The university's first broadcast was as Sweet FM in September 1993 for one month on an FM restricted service licence (RSL) from an un-let university flat in the Murano Street Student Village. The next broadcast was under the Ton and a Half brand in conjunction with the Glasgow School of Art who were celebrating their 150th anniversary in the Winter of 1994, with a subsequence joint venture with the School of Art in the winter of 1995 under the "Art School Radio" brand.

===1995===

- Its first broadcast under the new SubCity brand was in October 1995 from an unused university apartment in Park Circus on a minimal budget. As part of this inaugural broadcast the K Foundation gave their only radio interview about their burning of a million pounds on the SubCity show "Everything You Know Is Wrong" on 3 November 1995 at 6 pm. JD Twitch (of Optimo) was one of the first non student DJs to be invited to contribute and would go on to do a show "Freestyle with Twitch" every year until 2000.

===1996===

- February saw the station's second broadcast as Subcity Radio .
- The station was later awarded Best Station at the inaugural UK Radio 1 Student Radio Awards.
- In July Subcity ran a 3-week RSL to cover that year's T in the Park festival.

===1997===

- In March, following the station's awards win the year before, John Peel and Steve Lamacq presented shows from the station's studio, which at the time was in a student's kitchen.
- In July Subcity joined forces with Edinburgh's Fresh Air FM to provide RSLs in Edinburgh, Glasgow and on site for the T in The Park festival.

===2001===

- The station moved into a purpose built permanent studio on campus in the McIntyre Building where it remains as of 2024.
- In February 2001 Subcity broadcast online for the first time, simultaneously alongside its usual annual month-long FM broadcast.

===2002===

- In 2002, a five-year low-powered AM licence was awarded. This allowed for year-round broadcasting to campus, rather than for just one month per year. However the AM broadcast was discontinued after 5 months due technical issues.

===2003===

- The station ceased broadcasting on AM, but continued to streaming online year-round rather than only simulcasting their analogue radio broadcasts.
- In November, the Subcity show 'The City Sessions' won Bronze at the Student Radio Association Student Radio Awards in the Best Specialist Music category.

===2004===

- In February the station celebrated its tenth birthday with a large event at The Arches in Glasgow.

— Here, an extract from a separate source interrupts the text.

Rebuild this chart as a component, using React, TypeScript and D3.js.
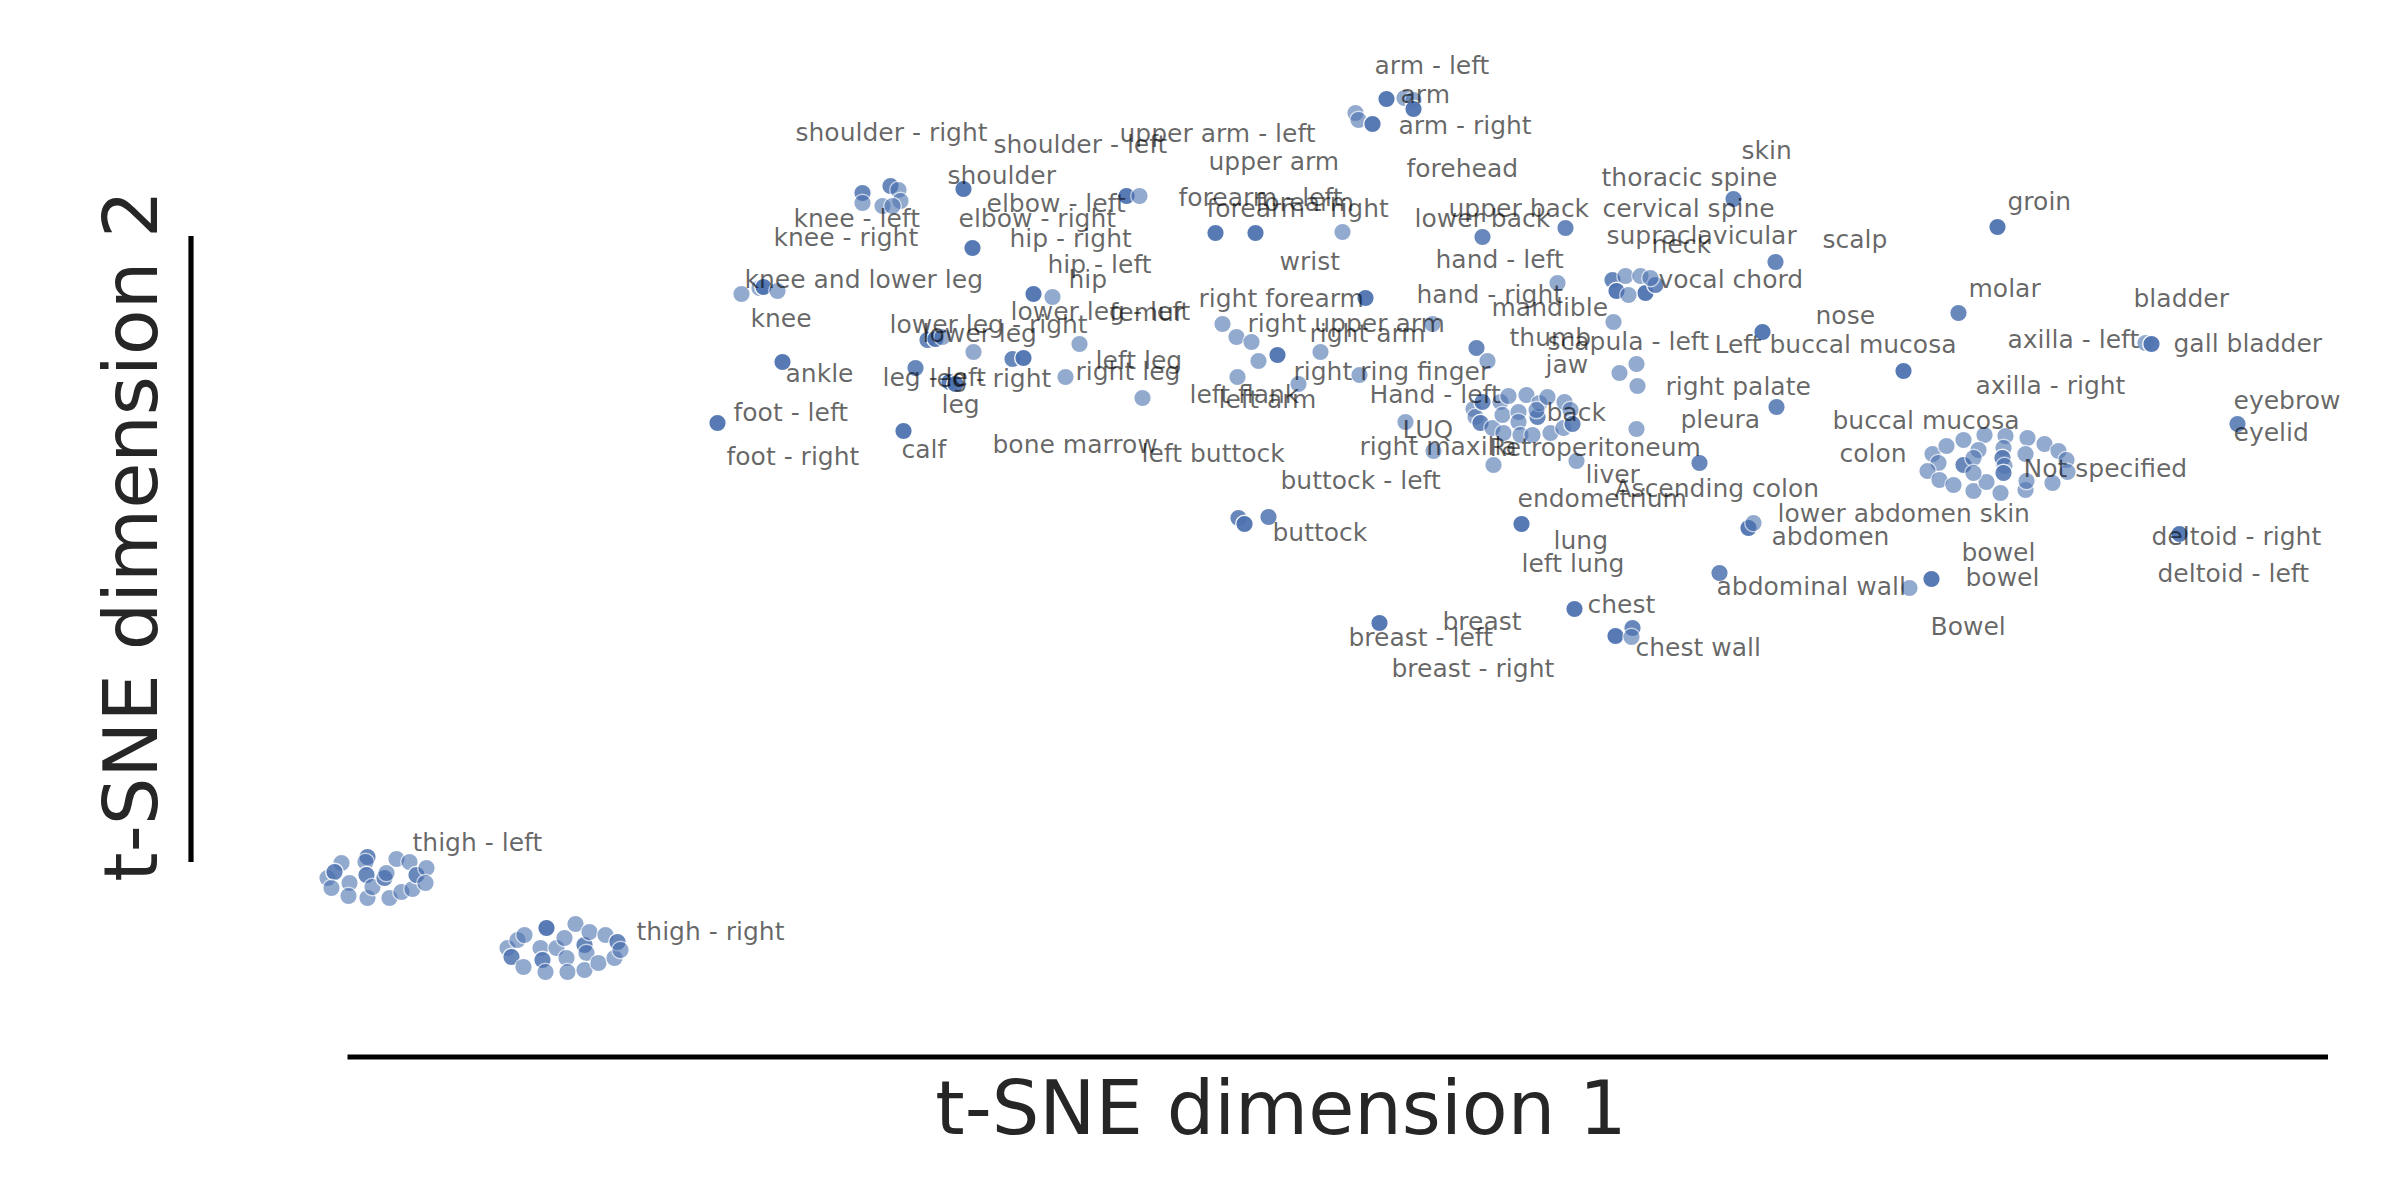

The line up featured DJs from Subcity's past who had gone on to bigger things. 1800 people filled the venue – the largest crowd a student station had ever attracted to an event. It was later discovered that the station's tenth birthday would be in 2005.
- In November, Subcity won the Student Radio Association Student Radio Award for Best Marketing.

===2005===

- Subcity launch a Listen Again feature, allowing shows to be listened to after their initial broadcast.
- In July the station hosted a small stage on Byres Road at the West End Festival Opening Parade Street Party.
- In November, Subcity show Grind Your Mind won the Student Radio Association Student Radio Award for Best Specialist Music Show, and the Stations won Silver in the Off-Air Promotions and Imaging category.

===2007===

- In June the station hosted a stage in Lilybank Gardens for the West End Festival Opening Parade Street Party.
- Beginning in November, the station ran a monthly club night during term-time at the university's Hetherington Research Club. This continued until June 2009.

===2008===

- In Freshers' Week the station launched a new website featuring dynamically updated navigation of its listen again content based on playlist data from every show.
- In November the station won Silver at the Student Radio Association Student Radio Awards in the Best Specialist Music category for drum and bass show Armed Response.
- In June the station again hosted a stage in Lilybank Gardens for the West End Festival Opening Parade Street Party.

===2009===

- In February Subcity broadcast on 106.6FM across Glasgow for 28 days.
- In June the station again ran a stage at the West End Festival, this time in Kelvingrove Park.
- In September the station broadcast on 106.6FM across Glasgow during Freshers' Week.
- In October, part of Subcity's website was nominated for a Technical Achievement Award at the Student Radio Awards.
- In December, the station launched an archives podcast featuring highlights from sessions, events and the broadcast from the past 15 years.

===2010===

- On 6 March Subcity celebrated 15 years of broadcasting with a sold out birthday party at The Arches, the first time the station had returned to the venue since the Block Party era ended in 2006.
- On 19 March an episode of the 'Party Party' show on the station was the subject of a news story run initially by the BBC and later in the day by other news outlets including Reporting Scotland. The articles focused on a drinking game feature and the provocative language and nature of the presenters in the episode. The story was the top UK story that day on the BBC News website and made the top 5 total.
- Between April and August, the station moved to temporary premises on South Park Avenue whilst the John McIntyre Building's roof was repaired.
- In September 2010, the station produced a 60-page hand illustrated guide book to Glasgow, called "Subcity's Guide to Staying Fresh 2010". The station also ran an open top bus tour of the city for freshers' of the Art School and University of Glasgow.

===2015===

- To celebrate its 20th year on air, the station ran a number of events at The Art School including an exhibition featuring print and audio archival content, a party featuring DJs from the station's extensive throughput, and a film screening of a documentary specially made to commemorate the 20th birthday. Some controversy arose from the line up of the 20th birthday party, which initially featured exclusively male DJs.

===2017===

- In February, DJ and presenter (and ex-station team member) Sofay invited Ben UFO onto the station.
- In May, Subcity Radio held a party at Gourock Outdoor Pool to celebrate the end of the academic year.